Asking the model directly

This leaves asking the model directly. LLMs can converse with us in natural language, so this might seem like a straightforward solution. In the television series Westworld, AI characters can be forced into an analysis mode, where they provide honest and unbiased responses. Unfortunately, no such thing exists for current LLMs that we know of.

Dolores in analysis mode. The AI responds to all queries honestly without any character affects. If only this were possible with LLMs.

I once had a conversation with ChatGPT in which it claimed not to know German. However, I know this isn't true because, in subsequent interactions, it responded in German without any issues. But that time it appeared to have either adopted a persona that didn’t know German or adopted one that did but decided to lie about it. There's no way to tell. The real problem is, there’s no way to know if the underlying LLM truly doesn’t know German. If it says it doesn’t, does it really not? Or is it just playing a character?

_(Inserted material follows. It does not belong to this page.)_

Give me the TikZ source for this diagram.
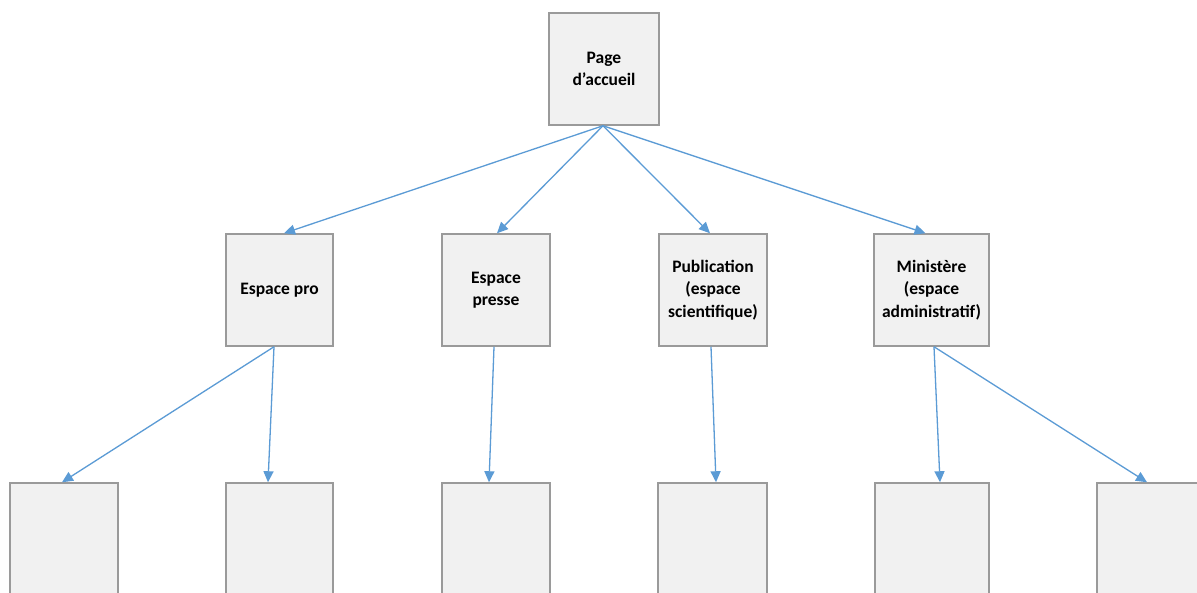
\documentclass[tikz,border=0pt]{standalone}
\usepackage{fontspec}
\setmainfont{Carlito}
\usetikzlibrary{arrows.meta}
\definecolor{boxfill}{HTML}{F1F1F1}
\definecolor{boxline}{HTML}{9A9A9A}
\definecolor{arrblue}{HTML}{5B9BD5}
\tikzset{
  box/.style={draw=boxline, fill=boxfill, line width=1.5pt, inner sep=0pt,
    align=center, minimum height=112pt,
    font=\bfseries\fontsize{17.5}{22.5}\selectfont},
  lowbox/.style={box, minimum height=120pt},
  arr/.style={draw=arrblue, line width=1.3pt,
    -{Triangle[length=11pt,width=10pt]}}
}
\begin{document}
\begin{tikzpicture}[x=1pt,y=-1pt]
\clip (0,0) rectangle (1197,592);
\fill[white] (0,0) rectangle (1197,592);
\node[box, minimum width=110pt] (top) at (604,69) {Page\\d’accueil};
\node[box, minimum width=107pt] (A) at (279.5,290) {Espace pro};
\node[box, minimum width=108pt] (B) at (496,290) {Espace\\presse};
\node[box, minimum width=108pt] (C) at (713,290) {Publication\\(espace\\scientifique)};
\node[box, minimum width=115pt] (D) at (931.5,290) {Ministère\\(espace\\administratif)};
\node[lowbox, minimum width=108pt] (b1) at (64,543) {};
\node[lowbox, minimum width=107pt] (b2) at (279.5,543) {};
\node[lowbox, minimum width=108pt] (b3) at (496,543) {};
\node[lowbox, minimum width=109pt] (b4) at (712.5,543) {};
\node[lowbox, minimum width=114pt] (b5) at (932,543) {};
\node[lowbox, minimum width=108pt] (b6) at (1151,543) {};
\draw[arr] ([xshift=-1pt]top.south) -- ([xshift=4.5pt]A.north);
\draw[arr] ([xshift=-1pt]top.south) -- ([xshift=1pt]B.north);
\draw[arr] ([xshift=-1pt]top.south) -- ([xshift=-3pt]C.north);
\draw[arr] ([xshift=-1pt]top.south) -- ([xshift=-6pt]D.north);
\draw[arr] ([xshift=-5.5pt]A.south) -- ([xshift=-2pt]b1.north);
\draw[arr] ([xshift=-5.5pt]A.south) -- ([xshift=-11.5pt]b2.north);
\draw[arr] ([xshift=-2pt]B.south) -- ([xshift=-7pt]b3.north);
\draw[arr] ([xshift=-2pt]C.south) -- ([xshift=3.5pt]b4.north);
\draw[arr] ([xshift=2.5pt]D.south) -- ([xshift=8pt]b5.north);
\draw[arr] ([xshift=2.5pt]D.south) -- ([xshift=-4pt]b6.north);
\end{tikzpicture}
\end{document}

I had another puzzling encounter with ChatGPT not too long ago, this time about a haiku it created for me. The syllable count was completely off, so we went through the syllabic structure of a haiku together to pinpoint the root of the disagreement. We both acknowledged the 5-7-5 rule, yet still couldn't agree on the resulting haiku. I decided to go word by word, asking ChatGPT to help me understand the disconnect. Ultimately, we discovered the source of the problem:

I found this pretty interesting. It knows the statistical correlation between people talking about syllables and sounding a word out. But it still doesn’t know what it is doing. It can’t be used as a reliable source even to describe its own thinking.

Conclusion

The scary thing is that even the model developers are not in a much better position. Although they have direct access to the model and training data, they’re nearly just as limited. As LLMs grow in size and complexity, unexpected features and behaviors emerge. Many of these unexpected features, such as glitch tokens like SolidGoldMagikarp and the ability to emulate a Linux shell, have been discovered by end users conducting their own research.

The situation becomes even more critical when considering systems that were trained with Reinforcement Learning from Human Feedback (RLHF). In this approach, AI models are fine-tuned using human evaluations of responses. Evaluators rank model-generated answers based on factors like relevance, accuracy, and coherence, and the model adjusts its future responses accordingly, aiming to produce outputs that better align with human preferences.

While this method can improve model performance, it carries the risk of inadvertently incentivizing the model to prioritize certain types of answers over others. If the human evaluators consistently favor responses that are more palatable or socially acceptable, even if not entirely accurate, the model may learn to generate such answers to please its trainers. We could unintentionally (or deliberately) get the model to deceive us by providing responses we prefer hearing, even if they are not true.

Why are we building AI this way? Well, because it works. It turns out that we don’t know how to make an artificial visual cortex or Broca’s area. The most capable thing we’ve come up with is to take a very general architecture, point it at the internet, and say, “Go!” It’s not really what anyone had in mind for designing artificial intelligence, but it is what works.

AI explainability and AI capabilities represent two interrelated facets of artificial intelligence research. Explainability strives to keep pace with the rapidly evolving landscape of AI capabilities, but it is not succeeding. Major companies are funneling ungodly amounts of money into the enhancement of AI capabilities, resulting in accelerated advancements. Meanwhile, AI explainability lags behind, struggling to close a gap that only grows wider each day. As AI capabilities continue to advance and become more sophisticated, the urgency to develop explainability techniques only grows.